Helping matters is the fact that director Ekachai Uekrongtham keeps his action sequences both entertaining and free from disorienting cuts. In that sense, Skin Trade plays more like a relic left over from the ’80s than the kind of action movie you see more often today. The punches connect with bone-crunching force, blood spurts forth in gloriously gory arcs, one-liners are always at the ready, and the heroes dispense with the pleasantries in favor of getting the job done as fast as possible (when Tony drops a mobster off a high-up hotel balcony, he looks down at the mess and quips, “The vacation… is over” – I think, it’s hard to interpret much he says). In the age of frenetic camerawork and cuts so frequent that it’s hard to even tell whether the same actor who started a punch is finishing it, this kind of simple-minded action flick is very welcome.

No one who checks out Skin Trade is there for the acting, which is good, because Jaa is far more convincing as a martial artist than as a performer. He’s working in English here, and it’s easy to tell which lines gave him trouble during production. Lundgren is much more effective, but the scenes where the two of them are trading lines instead of knuckle sandwiches are so slow that you’ll be checking your watch before they’ve even gotten to talking about anything of value. Luckily, those scenes are few and far between, especially because the oddly structured first act keeps the pair on separate continents.

In supporting roles, Perlman inexplicably retains his dignity beneath a heavy Serbian accent and Jai White doesn’t really do much to leave an impression but more than holds his own in some oddly light-footed fight sequences. Oh, and Peter Weller shows up. I don’t know why, because he’s gone almost before you can say, “Hey, it’s Peter Weller,” never to return. Add it to the list of unanswerable questions Skin Trade begs, like how Lundgren’s character can get shot in the back and be barreling through city streets within the next ten minutes of screen time, or why no single bad guy can aim to save his life.

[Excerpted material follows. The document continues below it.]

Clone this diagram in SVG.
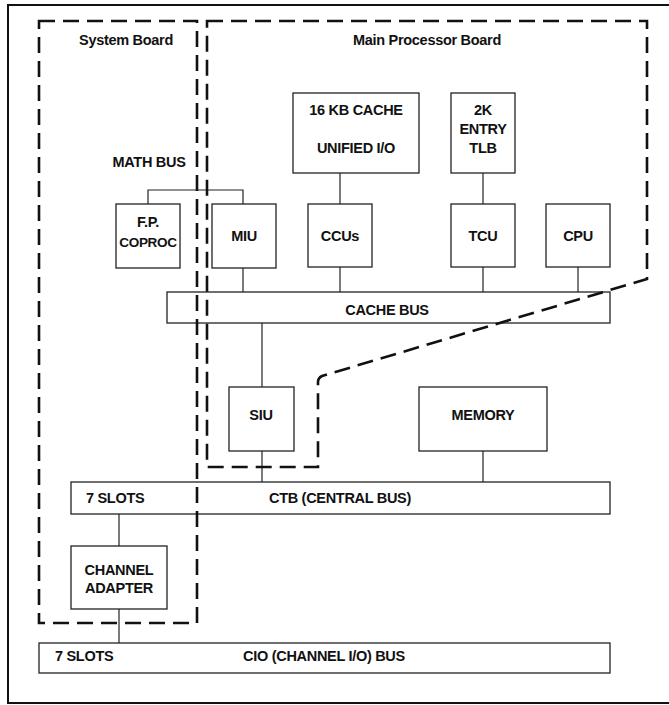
<svg xmlns="http://www.w3.org/2000/svg" width="669" height="705" viewBox="0 0 669 705">
<style>
.box{fill:#fff;stroke:#222;stroke-width:1.3}
.ln{stroke:#222;stroke-width:1.2;fill:none}
.dash{stroke:#111;stroke-width:2.6;fill:none;stroke-dasharray:16 8}
text{font-family:"Liberation Sans",Arial,sans-serif;font-weight:bold;font-size:14.5px;fill:#111;text-anchor:middle;letter-spacing:-0.3px}
.st{text-anchor:start}
</style>
<rect width="669" height="705" fill="#fff"/>
<path d="M669,5 H8 V703 H669" fill="none" stroke="#111" stroke-width="2"/>
<g id="connectors">
<path class="ln" d="M148,204 V190 H243 V204"/>
<path class="ln" d="M243,268 V292"/>
<path class="ln" d="M340,173 V204"/>
<path class="ln" d="M340,267 V292"/>
<path class="ln" d="M483,173 V204"/>
<path class="ln" d="M483,267 V292"/>
<path class="ln" d="M578,267 V292"/>
<path class="ln" d="M262,323 V387"/>
<path class="ln" d="M262,451 V482"/>
<path class="ln" d="M483,451 V482"/>
<path class="ln" d="M119,514 V546"/>
<path class="ln" d="M119,609 V643"/>
</g>
<g id="math-bus"><text x="149" y="167">MATH BUS</text></g>
<g id="cache"><rect class="box" x="293" y="93" width="126" height="80"/><text x="356" y="115">16 KB CACHE</text><text x="356" y="153">UNIFIED I/O</text></g>
<g id="tlb"><rect class="box" x="451" y="93" width="64" height="80"/><text x="483" y="115">2K</text><text x="483" y="134">ENTRY</text><text x="483" y="153">TLB</text></g>
<g id="fp"><rect class="box" x="116" y="204" width="64" height="64"/><text x="148" y="227">F.P.</text><text x="148" y="247" style="font-size:13.5px">COPROC</text></g>
<g id="miu"><rect class="box" x="212" y="204" width="64" height="64"/><text x="244" y="241">MIU</text></g>
<g id="ccus"><rect class="box" x="308" y="204" width="64" height="63"/><text x="340" y="241">CCUs</text></g>
<g id="tcu"><rect class="box" x="451" y="204" width="64" height="63"/><text x="483" y="241">TCU</text></g>
<g id="cpu"><rect class="box" x="546" y="204" width="64" height="63"/><text x="578" y="241">CPU</text></g>
<g id="cache-bus"><rect class="box" x="167" y="292" width="443" height="31"/><text x="387" y="315">CACHE BUS</text></g>
<g id="siu"><rect class="box" x="229" y="387" width="65" height="64"/><text x="261" y="420">SIU</text></g>
<g id="memory"><rect class="box" x="419" y="387" width="128" height="64"/><text x="483" y="420">MEMORY</text></g>
<g id="ctb"><rect class="box" x="71" y="482" width="539" height="32"/><text class="st" x="86" y="503">7 SLOTS</text><text x="340" y="503">CTB (CENTRAL BUS)</text></g>
<g id="channel-adapter"><rect class="box" x="71" y="546" width="96" height="63"/><text x="119" y="575">CHANNEL</text><text x="119" y="593">ADAPTER</text></g>
<g id="cio"><rect class="box" x="39" y="643" width="571" height="30"/><text class="st" x="55" y="661">7 SLOTS</text><text x="324" y="661">CIO (CHANNEL I/O) BUS</text></g>
<g id="system-board">
<path class="dash" d="M39,21 H197 V623 H39 Z"/>
<text x="126" y="45">System Board</text>
</g>
<g id="main-processor-board">
<path class="dash" d="M207,21 H647 V279 L322,376 Q318,378 318,382 V467 H207 Z"/>
<text x="427" y="45">Main Processor Board</text>
</g>
</svg>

Oh well – Skin Trade isn’t about to abide by mere guidelines of internal logic, or serve as an inspiration to budding screenwriters. It’s sturdily built for late-night viewing with a group of friends and an open six-pack, and although no one is likely to remember it with particular fondness in a few days, there are far less agreeable ways to kill 96 minutes.

Middling

It's an undeniable kick to watch Jaa, ever graceful and balletic, getting thrown around like a puny rag doll by his man-mountain co-star, even if Skin Trade is a little too ham-fisted to pack any serious punch.